• [STATED GOAL] Only the lines from the beginning of the entries through the one with "0, realistic: 0.066" should be written out, please, exactly and without any pictures.

• [SUPPLIED INFORMATION]
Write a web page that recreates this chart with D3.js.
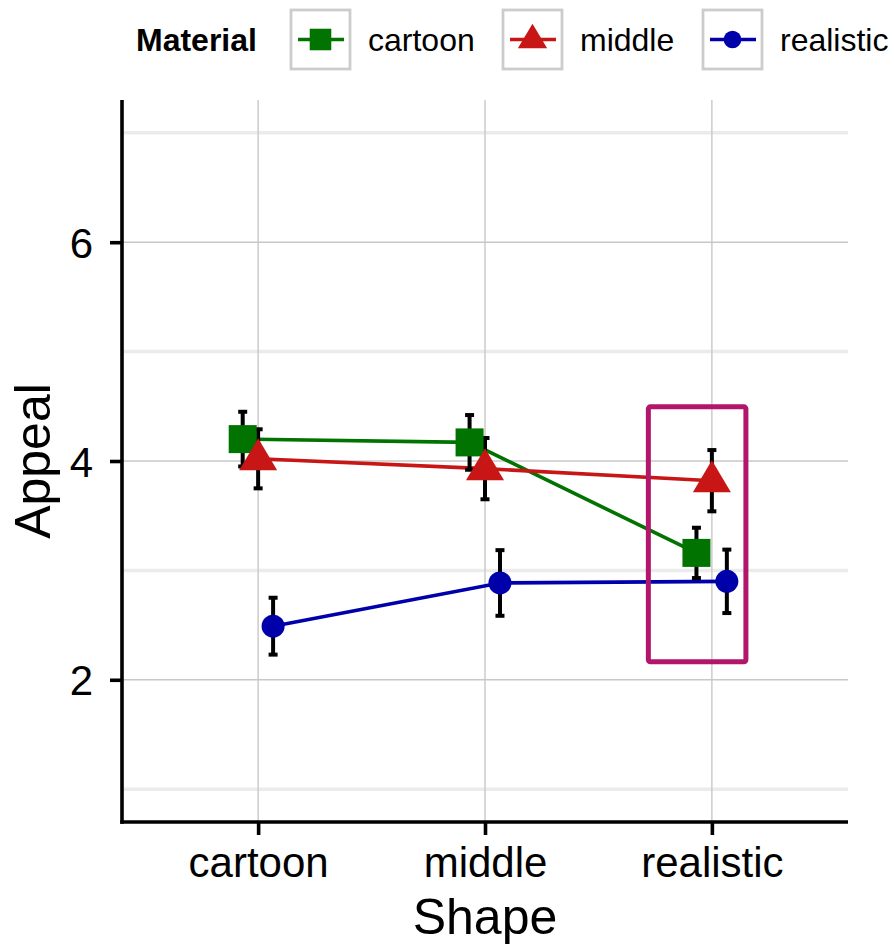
<!DOCTYPE html>
<html>
<head>
<meta charset="utf-8">
<script src="https://cdn.jsdelivr.net/npm/d3@7"></script>
<style>
  html, body { margin: 0; padding: 0; background: #fff; }
  svg { display: block; }
  text { font-family: "Liberation Sans", Arial, Helvetica, sans-serif; }
</style>
</head>
<body>
<svg id="chart" width="894" height="944"></svg>
<script>
// Appeal ratings by character shape, one series per material style
const shapes = ["cartoon", "middle", "realistic"];
const materials = ["cartoon", "middle", "realistic"];
const appealCartoon   = [4.20, 4.17, 3.16];
const appealMiddle    = [4.02, 3.93, 3.82];
const appealRealistic = [2.49, 2.885, 2.90];
const seCartoon   = [0.25, 0.25, 0.23];
const seMiddle    = [0.27, 0.28, 0.28];
const seRealistic = [0.26, 0.30, 0.29];
const yTicks = [2, 4, 6];
const yMinor = [1, 3, 5, 7];
// highlighted region (in data units: shape index and appeal)
const highlightX = [2.72, 3.15];
const highlightY = [2.165, 4.495];

const colors = { cartoon: "#007300", middle: "#c81616", realistic: "#0000aa" };
const symbols = { cartoon: "square", middle: "triangle", realistic: "circle" };
const dodge = { cartoon: -0.068, middle: 0, realistic: 0.066 };

const seriesValues = { cartoon: appealCartoon, middle: appealMiddle, realistic: appealRealistic };
const seriesSE = { cartoon: seCartoon, middle: seMiddle, realistic: seRealistic };
const series = materials.map(m => ({
  material: m,
  points: shapes.map((s, i) => ({ shape: s, idx: i + 1, value: seriesValues[m][i], se: seriesSE[m][i] }))
}));

const svg = d3.select("#chart");
const panel = { left: 122, right: 848, top: 100, bottom: 822 };

const x = d3.scaleLinear().domain([0.4, 3.6]).range([panel.left, panel.right]);
const y = d3.scaleLinear().domain([0.7, 7.3]).range([panel.bottom, panel.top]);

// grid
const grid = svg.append("g");
grid.selectAll(".minor").data(yMinor).join("line")
  .attr("x1", panel.left).attr("x2", panel.right)
  .attr("y1", d => y(d)).attr("y2", d => y(d))
  .attr("stroke", "#ebebeb").attr("stroke-width", 3.5);
grid.selectAll(".major").data(yTicks).join("line")
  .attr("x1", panel.left).attr("x2", panel.right)
  .attr("y1", d => y(d)).attr("y2", d => y(d))
  .attr("stroke", "#c8c8c8").attr("stroke-width", 1.4);
grid.selectAll(".vmajor").data(shapes).join("line")
  .attr("x1", (d, i) => x(i + 1)).attr("x2", (d, i) => x(i + 1))
  .attr("y1", panel.top).attr("y2", panel.bottom)
  .attr("stroke", "#c8c8c8").attr("stroke-width", 1.4);

// axes
const yAxis = d3.axisLeft(y).tickValues(yTicks).tickSize(12).tickSizeOuter(0).tickPadding(17).tickFormat(d3.format("d"));
const gy = svg.append("g").attr("transform", `translate(${panel.left},0)`).call(yAxis);
const xAxis = d3.axisBottom(x).tickValues([1, 2, 3]).tickSize(13).tickSizeOuter(0).tickPadding(12)
  .tickFormat(d => shapes[d - 1]);
const gx = svg.append("g").attr("transform", `translate(0,${panel.bottom})`).call(xAxis);

[gx, gy].forEach(g => {
  g.select(".domain").attr("stroke", "#000").attr("stroke-width", 3.6);
  g.selectAll(".tick line").attr("stroke", "#000").attr("stroke-width", 3.6);
  g.selectAll(".tick text").attr("fill", "#000").style("font-size", "42px")
    .style("font-family", '"Liberation Sans", Arial, sans-serif');
});
gy.select(".domain").attr("d", `M0,${panel.bottom + 1.8}V${panel.top}`);
gx.select(".domain").attr("d", `M${panel.left - 1.8},0H${panel.right}`);
gy.selectAll(".tick text").attr("dy", "0.36em");
gx.selectAll(".tick text").attr("dy", "0.72em");

// axis titles
svg.append("text").attr("x", x(2)).attr("y", 934).attr("text-anchor", "middle")
  .style("font-size", "50px").attr("fill", "#000").text("Shape");
svg.append("text").attr("transform", `translate(50,${y(4)}) rotate(-90)`).attr("text-anchor", "middle")
  .style("font-size", "50px").attr("fill", "#000").text("Appeal");

// lines
const line = d3.line().x(d => x(d.idx + d.off)).y(d => y(d.value));
svg.append("g").selectAll("path").data(series).join("path")
  .attr("d", s => line(s.points.map(p => ({ ...p, off: dodge[s.material] }))))
  .attr("fill", "none").attr("stroke", s => colors[s.material]).attr("stroke-width", 3.6);

// error bars
const eb = svg.append("g");
series.forEach(s => {
  s.points.forEach(p => {
    const cx = x(p.idx + dodge[s.material]);
    const y1 = y(p.value + p.se), y2 = y(p.value - p.se);
    eb.append("line").attr("x1", cx).attr("x2", cx).attr("y1", y1).attr("y2", y2)
      .attr("stroke", "#000").attr("stroke-width", 4);
    [y1, y2].forEach(yy => eb.append("line").attr("x1", cx - 4.5).attr("x2", cx + 4.5)
      .attr("y1", yy).attr("y2", yy).attr("stroke", "#000").attr("stroke-width", 4));
  });
});

// markers
function drawMarker(g, kind, cx, cy, color, scale = 1) {
  if (kind === "square") {
    const s = 28 * scale;
    g.append("rect").attr("x", cx - s / 2).attr("y", cy - s / 2).attr("width", s).attr("height", s).attr("fill", color);
  } else if (kind === "triangle") {
    const w = 38 * scale, h = 32 * scale;
    g.append("path").attr("d", `M${cx},${cy - h * 0.64}L${cx + w / 2},${cy + h * 0.36}L${cx - w / 2},${cy + h * 0.36}Z`).attr("fill", color);
  } else {
    g.append("circle").attr("cx", cx).attr("cy", cy).attr("r", 11.5 * scale).attr("fill", color);
  }
}
const pts = svg.append("g");
series.forEach(s => {
  s.points.forEach(p => {
    drawMarker(pts, symbols[s.material], x(p.idx + dodge[s.material]), y(p.value), colors[s.material]);
  });
});

// highlight box
svg.append("rect")
  .attr("x", x(highlightX[0])).attr("y", y(highlightY[1]))
  .attr("width", x(highlightX[1]) - x(highlightX[0])).attr("height", y(highlightY[0]) - y(highlightY[1]))
  .attr("rx", 2).attr("fill", "none").attr("stroke", "#b2166a").attr("stroke-width", 5);

// legend
const legend = svg.append("g");
legend.append("text").attr("x", 136).attr("y", 51).style("font-size", "32px").style("font-weight", "bold")
  .attr("fill", "#000").text("Material");
const keyX = [291, 503, 703];
materials.forEach((m, i) => {
  const kx = keyX[i], ky = 10, ks = 59;
  legend.append("rect").attr("x", kx).attr("y", ky).attr("width", ks).attr("height", ks)
    .attr("fill", "#fff").attr("stroke", "#cccccc").attr("stroke-width", 2.8);
  legend.append("line").attr("x1", kx + 7).attr("x2", kx + ks - 6).attr("y1", ky + ks / 2).attr("y2", ky + ks / 2)
    .attr("stroke", colors[m]).attr("stroke-width", 3.4);
  drawMarker(legend, symbols[m], kx + ks / 2, ky + ks / 2, colors[m], 0.77);
  legend.append("text").attr("x", kx + ks + 18).attr("y", 51).style("font-size", "32px")
    .attr("fill", "#000").text(m);
});
</script>
</body>
</html>
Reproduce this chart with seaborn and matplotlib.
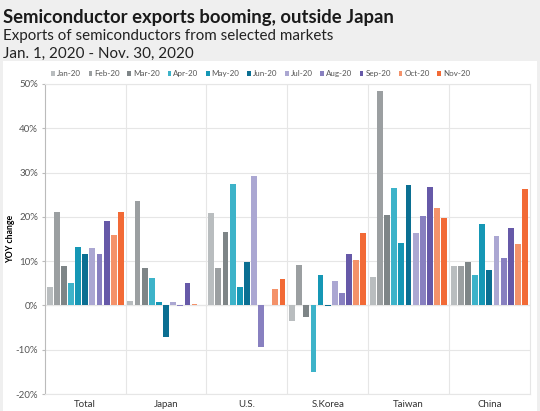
import pandas as pd
import numpy as np
import matplotlib.pyplot as plt
import seaborn as sns
from matplotlib.patches import Rectangle

plt.rcParams['font.family'] = ['Lato', 'DejaVu Sans']

# Chart data (YoY % change in semiconductor exports)
markets = ["Total", "Japan", "U.S.", "S.Korea", "Taiwan", "China"]
months = ["Jan-20", "Feb-20", "Mar-20", "Apr-20", "May-20", "Jun-20",
          "Jul-20", "Aug-20", "Sep-20", "Oct-20", "Nov-20"]

total = [4.2, 21.2, 8.8, 5.0, 13.2, 11.7, 13.0, 11.7, 19.0, 15.8, 21.2]
japan = [1.1, 23.5, 8.4, 6.3, 0.8, -7.2, 0.8, -0.2, 5.1, 0.4, np.nan]
us = [20.9, 8.5, 16.5, 27.5, 4.2, 9.7, 29.3, -9.4, np.nan, 3.8, 6.0]
skorea = [-3.4, 9.2, -2.7, -15.0, 6.9, -0.1, 5.5, 2.8, 11.7, 10.3, 16.3]
taiwan = [6.5, 48.4, 20.4, 26.4, 14.0, 27.2, 16.4, 20.2, 26.8, 22.0, 19.8]
china = [9.0, 9.0, 9.9, 6.8, 18.4, 8.1, 15.7, 10.7, 17.4, 13.8, 26.2]

colors = ["#b9bdbf", "#9b9fa1", "#7e8587", "#3db3c9", "#1597b5", "#0b6f92",
          "#aba7d2", "#8880c0", "#6659a8", "#f4926a", "#f26a36"]

rows = []
for m, vals in zip(markets, [total, japan, us, skorea, taiwan, china]):
    for mo, v in zip(months, vals):
        rows.append({"market": m, "month": mo, "value": v})
df = pd.DataFrame(rows)

fig = plt.figure(figsize=(5.4, 4.11), dpi=100)
fig.patch.set_facecolor("#efefef")
# white chart panel
fig.patches.append(Rectangle((0.006, 0), 0.988, 0.852, transform=fig.transFigure,
                             facecolor="white", edgecolor="none", zorder=-5))

ax = fig.add_axes([0.083, 0.041, 0.898, 0.755])
ax.set_zorder(2)
sns.barplot(data=df, x="market", y="value", hue="month", order=markets,
            hue_order=months, palette=colors, width=0.97, gap=0.18,
            saturation=1, ax=ax, legend=True)

ax.set_ylim(-20, 50)
ax.set_yticks(range(-20, 51, 10))
ax.set_yticklabels([f"{t}%" for t in range(-20, 51, 10)], fontsize=7, color="#555555")
ax.set_xlim(-0.5, len(markets) - 0.5)
ax.tick_params(axis="x", labelsize=7, colors="#333333", length=0, pad=4)
ax.tick_params(axis="y", length=2, color="#bbbbbb", pad=3)
ax.set_xlabel("")
ax.set_ylabel("YOY change", fontsize=6.3, fontweight="bold")
ax.yaxis.set_label_coords(-0.062, 0.5)

ax.grid(axis="y", color="#e6e6e6", linewidth=0.8)
for x in np.arange(0.5, len(markets) - 0.5, 1):
    ax.axvline(x, color="#e6e6e6", linewidth=0.8, zorder=0)
ax.axhline(0, color="#d0d0d0", linewidth=0.8, zorder=0)
ax.set_axisbelow(True)
for side in ["top", "right"]:
    ax.spines[side].set_color("#e6e6e6")
ax.spines["bottom"].set_color("#e6e6e6")
ax.spines["left"].set_color("#bbbbbb")

leg = ax.legend(loc="lower left", bbox_to_anchor=(0.0, 1.0), ncol=11, frameon=False,
                fontsize=5.8, handlelength=0.45, handleheight=0.45, handletextpad=0.25,
                columnspacing=0.95, borderaxespad=0.4)
for t in leg.get_texts():
    t.set_color("#555555")

fig.text(0.006, 0.945, "Semiconductor exports booming, outside Japan",
         fontsize=13.3, fontweight="bold", color="#1a1a1a")
fig.text(0.006, 0.902, "Exports of semiconductors from selected markets",
         fontsize=10.9, color="#222222")
fig.text(0.006, 0.858, "Jan. 1, 2020 - Nov. 30, 2020",
         fontsize=10.9, color="#222222")

fig.savefig("out.png", dpi=100, facecolor=fig.get_facecolor())
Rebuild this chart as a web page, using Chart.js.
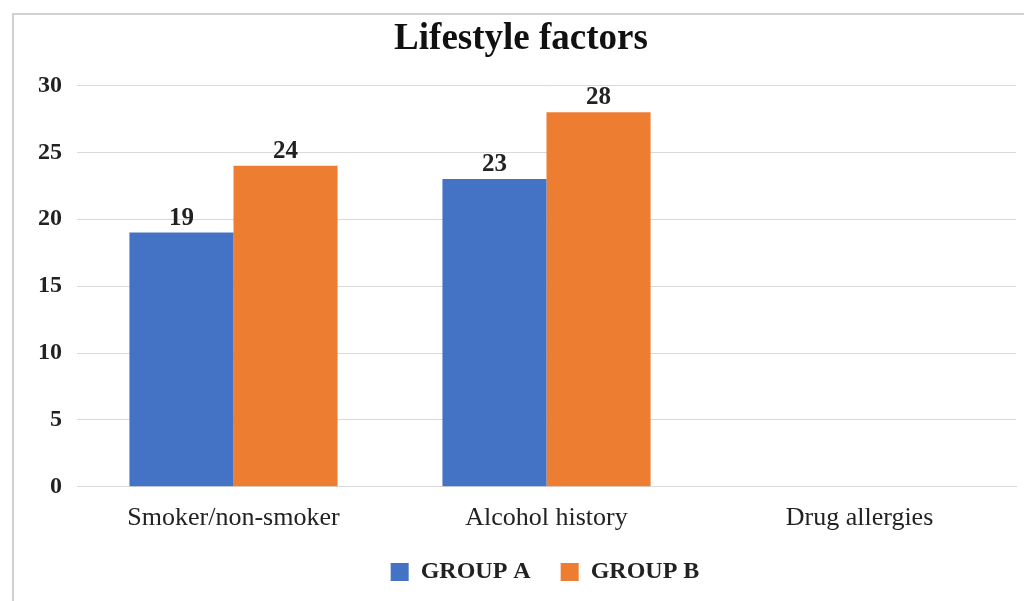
<!DOCTYPE html>
<html>
<head>
<meta charset="utf-8">
<script src="https://cdn.jsdelivr.net/npm/chart.js@4.4.1/dist/chart.umd.min.js"></script>
<style>
  html, body { margin: 0; padding: 0; background: #fff; }
  #wrap { position: relative; width: 1024px; height: 601px; overflow: hidden; }
  #frame { position: absolute; left: 12px; top: 13px; width: 1100px; height: 700px;
           border-left: 2px solid #d0d0d0; border-top: 2px solid #d0d0d0; }
  #holder { position: absolute; left: 0; top: 0; width: 1024px; height: 601px; }
</style>
</head>
<body>
<div id="wrap">
  <div id="frame"></div>
  <div id="holder"><canvas id="myChart"></canvas></div>
</div>
<script>
const categories = ["Smoker/non-smoker", "Alcohol history", "Drug allergies"];
const groupA = [19, 23, null];
const groupB = [24, 28, null];
const yTicks = [0, 5, 10, 15, 20, 25, 30];

const serif = "'Liberation Serif', 'Times New Roman', serif";

// value labels above each bar
const barValues = {
  id: "barValues",
  afterDatasetsDraw(chart) {
    const ctx = chart.ctx;
    ctx.save();
    ctx.font = "bold 25px " + serif;
    ctx.fillStyle = "#222";
    ctx.textAlign = "center";
    ctx.textBaseline = "bottom";
    chart.data.datasets.forEach((ds, i) => {
      chart.getDatasetMeta(i).data.forEach((bar, j) => {
        const v = ds.data[j];
        if (v == null) return;
        ctx.fillText(String(v), bar.x, bar.y - 2);
      });
    });
    ctx.restore();
  },
};

// pull the legend up closer to the axis labels and a bit to the right
const legendNudge = {
  id: "legendNudge",
  afterLayout(chart) {
    const lg = chart.legend;
    if (!lg) return;
    lg.top -= 12;
    lg.bottom -= 12;
    lg.left += 24;
    lg.right += 24;
  },
};

const chart = document.getElementById("myChart");

const config01 = {
  type: "bar",
  data: {
    labels: categories,
    datasets: [
      { label: "GROUP A", data: groupA, backgroundColor: "#4472C4" },
      { label: "GROUP B", data: groupB, backgroundColor: "#ED7D31" },
    ],
  },
  options: {
    responsive: true,
    maintainAspectRatio: false,
    animation: false,
    layout: { padding: { left: 26, right: 8, top: 17, bottom: -5 } },
    datasets: { bar: { categoryPercentage: 0.665, barPercentage: 1.0 } },
    plugins: {
      title: {
        display: true,
        text: "Lifestyle factors",
        color: "#111",
        font: { family: serif, size: 37, weight: "bold" },
        padding: { top: 0, bottom: 24 },
      },
      tooltip: { enabled: false },
      legend: {
        display: true,
        position: "bottom",
        labels: {
          color: "#222",
          font: { family: serif, size: 24, weight: "bold" },
          boxWidth: 18,
          boxHeight: 18,
          padding: 30,
        },
      },
    },
    scales: {
      x: {
        grid: { display: false },
        border: { color: "#d9d9d9" },
        ticks: { color: "#222", font: { family: serif, size: 26 }, padding: 8 },
      },
      y: {
        min: 0,
        max: 30,
        afterBuildTicks: (s) => { s.ticks = yTicks.map((v) => ({ value: v })); },
        afterFit: (s) => { s.width = 51; },
        grid: { color: "#d9d9d9", drawTicks: false },
        border: { display: false },
        ticks: { color: "#222", font: { family: serif, size: 24, weight: "bold" }, padding: 15 },
      },
    },
  },
  plugins: [barValues, legendNudge],
};

const chart01 = new Chart(chart, config01);
</script>
</body>
</html>
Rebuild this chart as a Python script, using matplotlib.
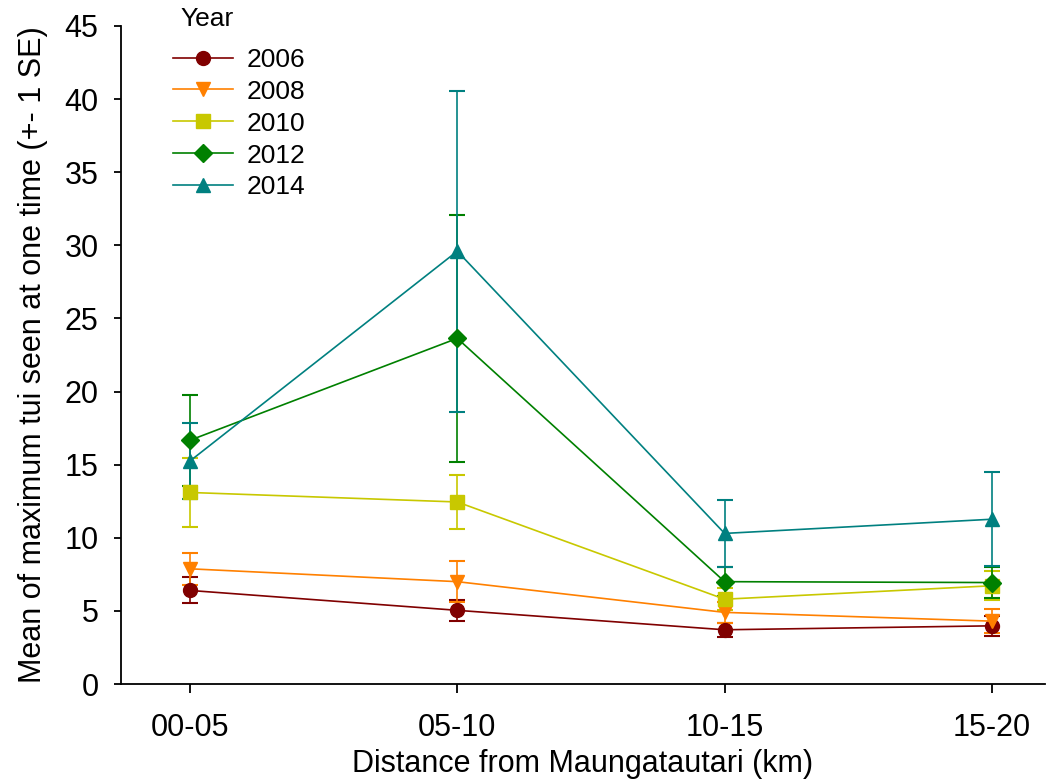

• [THE REPLY]
Write a web page that recreates this chart with D3.js.
<!DOCTYPE html>
<html>
<head>
<meta charset="utf-8">
<script src="https://cdn.jsdelivr.net/npm/d3@7"></script>
<style>
  html, body { margin: 0; padding: 0; background: #fff; }
  svg { display: block; }
  text { font-family: "Liberation Sans", Arial, Helvetica, sans-serif; }
</style>
</head>
<body>
<svg id="chart" width="894" height="944"></svg>
<script>
// Appeal ratings by character shape, one series per material style
const shapes = ["cartoon", "middle", "realistic"];
const materials = ["cartoon", "middle", "realistic"];
const appealCartoon   = [4.20, 4.17, 3.16];
const appealMiddle    = [4.02, 3.93, 3.82];
const appealRealistic = [2.49, 2.885, 2.90];
const seCartoon   = [0.25, 0.25, 0.23];
const seMiddle    = [0.27, 0.28, 0.28];
const seRealistic = [0.26, 0.30, 0.29];
const yTicks = [2, 4, 6];
const yMinor = [1, 3, 5, 7];
// highlighted region (in data units: shape index and appeal)
const highlightX = [2.72, 3.15];
const highlightY = [2.165, 4.495];

const colors = { cartoon: "#007300", middle: "#c81616", realistic: "#0000aa" };
const symbols = { cartoon: "square", middle: "triangle", realistic: "circle" };
const dodge = { cartoon: -0.068, middle: 0, realistic: 0.066 };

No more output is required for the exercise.